Hacker News new | ask | show | jobs
by daxelrod 2375 days ago
> In order for them to be trusted with full control of your money, they would have to be satisfied with growing their profit simply by increased customer base and not want to increase profit per customer.

> It is just a matter of time until someone at robo-advisors says "we can make more money if we add this fee".

There are a number of options beyond fees that keep incentives aligned between advisor and client. For example:

1. The advisor grows the client's assets by investing them well (because the advisor's revenue is a portion of assets under management).
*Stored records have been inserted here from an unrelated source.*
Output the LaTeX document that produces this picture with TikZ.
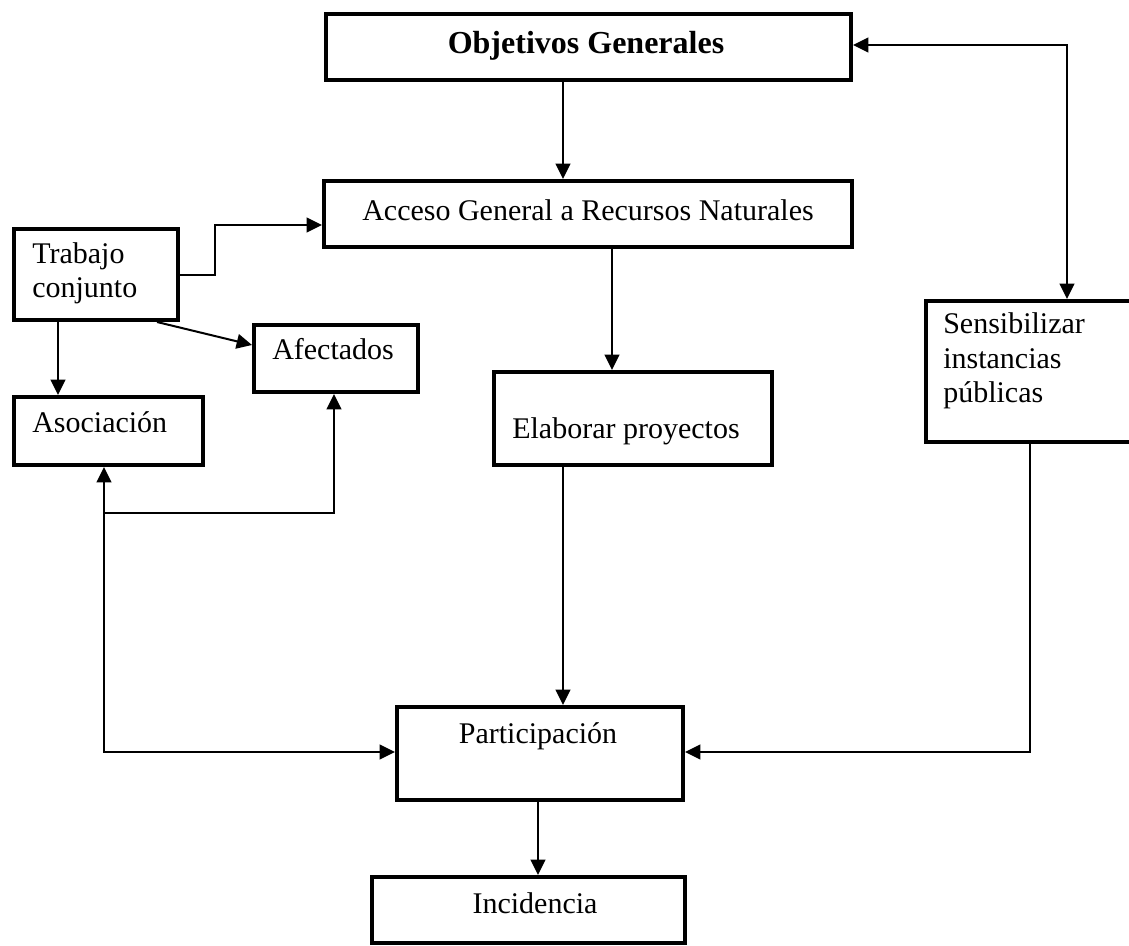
\documentclass[tikz,border=0pt]{standalone}
\usepackage{fontspec}
\setmainfont{Liberation Serif}
\usetikzlibrary{arrows.meta}
\begin{document}
\begin{tikzpicture}[x=0.75pt,y=-0.75pt,
  box/.style={draw, line width=3pt, inner sep=0pt, anchor=north west},
  lbl/.style={inner sep=0pt, font=\fontsize{22.5pt}{27pt}\selectfont},
  conn/.style={line width=1.5pt},
  arr/.style={conn, -{Triangle[length=11.5pt,width=11pt]}},
  darr/.style={conn, {Triangle[length=11.5pt,width=11pt]}-{Triangle[length=11.5pt,width=11pt]}}]
\useasboundingbox (0,0) rectangle (1129,946);
\clip (0,0) rectangle (1129,946);
% boxes
\node[box, minimum width=525*0.75pt, minimum height=66*0.75pt] (obj) at (324,12) {};
\node[box, minimum width=528*0.75pt, minimum height=66*0.75pt] (acc) at (322,179) {};
\node[box, minimum width=164*0.75pt, minimum height=91*0.75pt] (trab) at (12,227) {};
\node[box, minimum width=164*0.75pt, minimum height=67*0.75pt] (afe) at (252,323) {};
\node[box, minimum width=189*0.75pt, minimum height=68*0.75pt] (aso) at (12,395) {};
\node[box, minimum width=278*0.75pt, minimum height=93*0.75pt] (ela) at (492,370) {};
\node[box, minimum width=260*0.75pt, minimum height=141*0.75pt] (sen) at (924,299) {};
\node[box, minimum width=286*0.75pt, minimum height=93*0.75pt] (par) at (395,705) {};
\node[box, minimum width=313*0.75pt, minimum height=66*0.75pt] (inc) at (370,875) {};
% texts
\node[lbl, anchor=base, font=\fontsize{24pt}{29pt}\selectfont\bfseries] (objT) at (586,53) {Objetivos Generales};
\node[lbl, anchor=base] (accT) at (588,220) {Acceso General a Recursos Naturales};
\node[lbl, anchor=base west] (trabT1) at (32,263) {Trabajo};
\node[lbl, anchor=base west] (trabT2) at (32,297) {conjunto};
\node[lbl, anchor=base west] (afeT) at (272,359) {Afectados};
\node[lbl, anchor=base west] (asoT) at (32,432) {Asociación};
\node[lbl, anchor=base west] (elaT) at (512,438) {Elaborar proyectos};
\node[lbl, anchor=base west] (senT1) at (943,333) {Sensibilizar};
\node[lbl, anchor=base west] (senT2) at (943,368) {instancias};
\node[lbl, anchor=base west] (senT3) at (943,402) {públicas};
\node[lbl, anchor=base] (parT) at (538,743) {Participación};
\node[lbl, anchor=base] (incT) at (535,913) {Incidencia};
% connectors
\coordinate (j) at (104,513);
\draw[arr] (obj.south -| 563,0) -- (acc.north -| 563,0);
\draw[darr] (obj.east |- 0,45) -| (sen.north -| 1067,0);
\draw[arr] (trab.east) -- ++(35,0) |- (acc.west |- 0,225);
\draw[arr] (trab.south -| 58,0) -- (aso.north -| 58,0);
\draw[arr] (trab.south -| 157,0) -- (afe.west |- 0,345);
\draw[arr] (acc.south -| 612,0) -- (ela.north -| 612,0);
\draw[darr] (aso.south -| 104,0) |- (par.west |- 0,752);
\draw[arr] (j) -| (afe.south -| 334,0);
\draw[arr] (ela.south -| 563,0) -- (par.north -| 563,0);
\draw[arr] (sen.south -| 1030,0) |- (par.east |- 0,752);
\draw[arr] (par.south -| 538,0) -- (inc.north -| 538,0);
\end{tikzpicture}
\end{document}
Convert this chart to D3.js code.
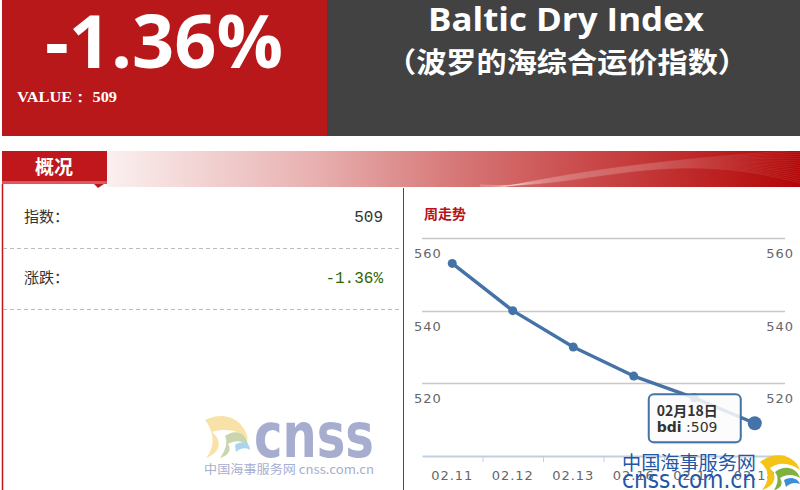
<!DOCTYPE html>
<html><head><meta charset="utf-8">
<script src="https://cdn.jsdelivr.net/npm/d3@7"></script>
<style>
html,body{margin:0;padding:0;background:#fff;}
svg{display:block;}
</style></head>
<body>
<svg id="c" width="800" height="490"></svg>
<script>
// ---- data ----
const dates = ["02.11","02.12","02.13","02.16","02.17","02.18"];
const bdi = [553, 540, 530, 522, 516, 509];
const yTicks = [520, 540, 560];
const headline = "-1.36%";
const valueLabel = "VALUE\uFF1A 509";
const titleEn = "Baltic Dry Index";
const titleCn = "\uFF08\u6CE2\u7F57\u7684\u6D77\u7EFC\u5408\u8FD0\u4EF7\u6307\u6570\uFF09";
const rows = [["\u6307\u6570\uFF1A","509","#333"],["\u6DA8\u8DCC\uFF1A","-1.36%","#336600"]];
const tipDate = "02\u670818\u65E5";

const svg = d3.select("#c");
const defs = svg.append("defs");

// ---- header ----
svg.append("rect").attr("x",2).attr("y",0).attr("width",325).attr("height",136).attr("fill","#b8181a");
svg.append("rect").attr("x",327).attr("y",0).attr("width",473).attr("height",136).attr("fill","#424242");
svg.append("text").attr("x",164).attr("y",68).attr("text-anchor","middle")
  .attr("font-family","Open Sans").attr("font-weight","bold").attr("font-size",74)
  .attr("fill","#fff").attr("textLength",238).attr("lengthAdjust","spacingAndGlyphs").text(headline);
svg.append("text").attr("x",17).attr("y",102)
  .attr("font-family","Liberation Serif").attr("font-weight","bold").attr("font-size",15)
  .attr("fill","#fff").attr("textLength",100).attr("lengthAdjust","spacingAndGlyphs").text(valueLabel);
svg.append("text").attr("x",566).attr("y",31).attr("text-anchor","middle")
  .attr("font-family","Open Sans").attr("font-weight","bold").attr("font-size",33)
  .attr("fill","#fff").attr("textLength",276).attr("lengthAdjust","spacingAndGlyphs").text(titleEn);
svg.append("text").attr("x",567).attr("y",73).attr("text-anchor","middle")
  .attr("font-family","Noto Sans CJK SC").attr("font-weight","bold").attr("font-size",28)
  .attr("fill","#fff").attr("textLength",362).attr("lengthAdjust","spacingAndGlyphs").text(titleCn);

// ---- banner ----
const g1 = defs.append("linearGradient").attr("id","bg").attr("x1","0").attr("x2","1");
[[0,"#fbf0f0"],[0.3,"#e8b0b0"],[0.5,"#d77878"],[0.7,"#c94848"],[1,"#b30606"]].forEach(s=>
  g1.append("stop").attr("offset",s[0]).attr("stop-color",s[1]));
svg.append("rect").attr("x",107).attr("y",151).attr("width",693).attr("height",36).attr("fill","url(#bg)");
defs.append("clipPath").attr("id","bc").append("rect").attr("x",107).attr("y",151).attr("width",693).attr("height",36);
const wave = svg.append("g").attr("clip-path","url(#bc)").attr("fill","none").attr("stroke","#fff")
  .attr("stroke-opacity",0.12).attr("stroke-width",0.8);
for(let i=0;i<16;i++){
  wave.append("path").attr("d",`M480,${192-i*0.5} C580,${170+i*1.5} 660,${160-i} 800,${150+i*2.2}`);
}
svg.append("rect").attr("x",2).attr("y",151).attr("width",105).attr("height",30).attr("fill","#c0171d");
svg.append("rect").attr("x",2).attr("y",181).attr("width",105).attr("height",3).attr("fill","#d9585c");
svg.append("path").attr("d","M94,184 L104,184 L98,188 Z").attr("fill","#b8181a");
svg.append("text").attr("x",54).attr("y",174).attr("text-anchor","middle")
  .attr("font-family","Noto Sans CJK SC").attr("font-weight","bold").attr("font-size",19)
  .attr("fill","#fff").text("\u6982\u51B5");

// ---- left panel ----
svg.append("line").attr("x1",2.5).attr("x2",2.5).attr("y1",184).attr("y2",490).attr("stroke","#c0171d").attr("stroke-width",1.5);
svg.append("line").attr("x1",403.5).attr("x2",403.5).attr("y1",188).attr("y2",490).attr("stroke","#c0171d").attr("stroke-width",1);
rows.forEach((r,i)=>{
  const yb = 222 + i*61;
  svg.append("text").attr("x",24).attr("y",yb).attr("font-family","Noto Sans CJK SC")
    .attr("font-size",15).attr("fill","#333").text(r[0]);
  svg.append("text").attr("x",383).attr("y",yb).attr("text-anchor","end").attr("font-family","Liberation Mono")
    .attr("font-size",16).attr("fill",r[2]).text(r[1]);
  svg.append("line").attr("x1",3).attr("x2",401).attr("y1",248.5+i*61).attr("y2",248.5+i*61)
    .attr("stroke","#bbb").attr("stroke-dasharray","4,3");
});

// left watermark (faded cnss logo)
const wm = svg.append("g").attr("opacity",0.75);
wm.append("path").attr("d","M205,420 C225,410 245,420 248,440 C240,430 225,428 212,432 C222,440 222,452 206,458 C216,446 214,432 205,420 Z").attr("fill","#f8d98a");
wm.append("path").attr("d","M225,436 C235,428 248,433 248,446 C243,440 235,440 228,444 C232,450 228,456 220,458 C226,450 228,442 225,436 Z").attr("fill","#b7c88e");
wm.append("path").attr("d","M235,445 C242,440 250,442 250,450 C246,447 240,448 236,452 Z").attr("fill","#8fc7e6");
wm.append("text").attr("x",254).attr("y",457).attr("font-family","DejaVu Sans").attr("font-weight","bold")
  .attr("font-size",62).attr("fill","#8a92c0").attr("textLength",120).attr("lengthAdjust","spacingAndGlyphs").text("cnss");
wm.append("text").attr("x",204).attr("y",474).attr("font-family","Noto Sans CJK SC")
  .attr("font-size",12).attr("fill","#8a92c0").attr("textLength",170).attr("lengthAdjust","spacingAndGlyphs").text("\u4E2D\u56FD\u6D77\u4E8B\u670D\u52A1\u7F51 cnss.com.cn");

// ---- chart ----
svg.append("text").attr("x",424).attr("y",219).attr("font-family","Noto Sans CJK SC").attr("font-weight","bold")
  .attr("font-size",14).attr("fill","#b5121b").text("\u5468\u8D70\u52BF");

const x = d3.scaleBand().domain(dates).range([422,785]);
const y = d3.scaleLinear().domain([500,560]).range([456,238]);

const grid = svg.append("g");
grid.selectAll("line").data(yTicks).join("line")
  .attr("x1",422).attr("x2",785).attr("y1",d=>Math.round(y(d))+0.5).attr("y2",d=>Math.round(y(d))+0.5)
  .attr("stroke","#c8c8c8").attr("stroke-width",1.5);
grid.selectAll("text.l").data(yTicks).join("text").attr("class","l")
  .attr("x",414).attr("y",d=>y(d)+20).attr("font-family","DejaVu Sans").attr("font-size",13)
  .attr("letter-spacing",1).attr("fill","#666").text(d=>d);
grid.selectAll("text.r").data(yTicks).join("text").attr("class","r")
  .attr("x",794).attr("y",d=>y(d)+20).attr("text-anchor","end").attr("font-family","DejaVu Sans").attr("font-size",13)
  .attr("letter-spacing",1).attr("fill","#666").text(d=>d);

const xAxis = svg.append("g").attr("transform","translate(0,456)")
  .call(d3.axisBottom(x).tickSize(0).tickPadding(15));
xAxis.select(".domain").attr("stroke","#c0d0e0").attr("stroke-width",2);
xAxis.selectAll("text").attr("font-family","DejaVu Sans").attr("font-size",13).attr("letter-spacing",1).attr("fill","#666");
svg.append("g").selectAll("line").data(dates.slice(1)).join("line")
  .attr("x1",d=>x(d)+0.5).attr("x2",d=>x(d)+0.5).attr("y1",456).attr("y2",462).attr("stroke","#c0d0e0");

const cx = (d,i)=>x(dates[i])+x.bandwidth()/2;
const line = d3.line().x((d,i)=>cx(d,i)).y(d=>y(d));
svg.append("path").datum(bdi).attr("d",line).attr("fill","none").attr("stroke","#4572a7").attr("stroke-width",3.4)
  .attr("stroke-linejoin","round");
svg.append("g").selectAll("circle").data(bdi).join("circle")
  .attr("cx",(d,i)=>cx(d,i)).attr("cy",d=>y(d)).attr("r",(d,i)=>i===bdi.length-1?7:4.5).attr("fill","#4572a7");

// tooltip
const li = bdi.length-1, px = cx(bdi[li],li), py = y(bdi[li]);
const tip = svg.append("g").attr("transform",`translate(${px-106},${py-29})`);
tip.append("rect").attr("x",1).attr("y",2).attr("width",92).attr("height",48).attr("rx",5).attr("fill","#000").attr("opacity",0.08);
tip.append("rect").attr("width",92).attr("height",48).attr("rx",5).attr("fill","#fff").attr("fill-opacity",0.85)
  .attr("stroke","#4572a7").attr("stroke-width",2);
tip.append("text").attr("x",8).attr("y",22).attr("font-family","Noto Sans CJK SC").attr("font-weight","bold")
  .attr("font-size",14).attr("fill","#333").text(tipDate);
const t2 = tip.append("text").attr("x",8).attr("y",38).attr("font-family","DejaVu Sans").attr("font-size",14).attr("fill","#333");
t2.append("tspan").attr("font-weight","bold").text("bdi");
t2.append("tspan").text(" :" + bdi[li]);

// bottom-right watermark
const br = svg.append("g");
br.append("text").attr("x",622).attr("y",470).attr("font-family","Noto Sans CJK SC").attr("font-size",19)
  .attr("fill","#2456a6").attr("textLength",134).attr("lengthAdjust","spacingAndGlyphs").text("\u4E2D\u56FD\u6D77\u4E8B\u670D\u52A1\u7F51");
br.append("text").attr("x",622).attr("y",488).attr("font-family","DejaVu Sans").attr("font-size",24)
  .attr("fill","#2456a6").attr("textLength",134).attr("lengthAdjust","spacingAndGlyphs").text("cnss.com.cn");
br.append("path").attr("d","M760,462 C775,450 795,455 800,470 C790,462 778,462 770,468 C778,476 775,486 762,490 C770,480 770,470 760,462 Z").attr("fill","#f5c316");
br.append("path").attr("d","M775,472 C785,464 797,468 800,478 C794,474 786,474 780,478 C784,484 780,489 774,490 C778,484 779,477 775,472 Z").attr("fill","#7fb040");
br.append("path").attr("d","M784,480 C790,476 798,478 800,484 C795,482 790,483 786,487 Z").attr("fill","#3b8fd4");
</script>
</body></html>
2. The advisor encourages the client to invest more. This could either be moving more of their portfolio to the advisor, or encouraging regular deposits (which is a valid investing strategy.)

1 comments

Option 1 doesn't do a good job of aligning incentives because you are taking a small percentage of a small percentage. The article says Wealthfront charges 0.25%. Let's use 5% as the difference between a good and bad investment (this is an arbitrary but I believe realistic number). This means the difference between Wealthfront doing a good job and a bad job for the customer is the equivalent of them increasing their fee 0.0125%. That is a $1.25 increase per $10,000 invested. So what is the better bath to increase profits, doing a fantastic job of investing, which likely comes with increased expenses, or increase your fee some tiny percentage that will almost surely go unnoticed by the customer?

Option 2 is moot for the authors example since they suggest these companies manage everything and therefore a customer can't give the advisor more to manage.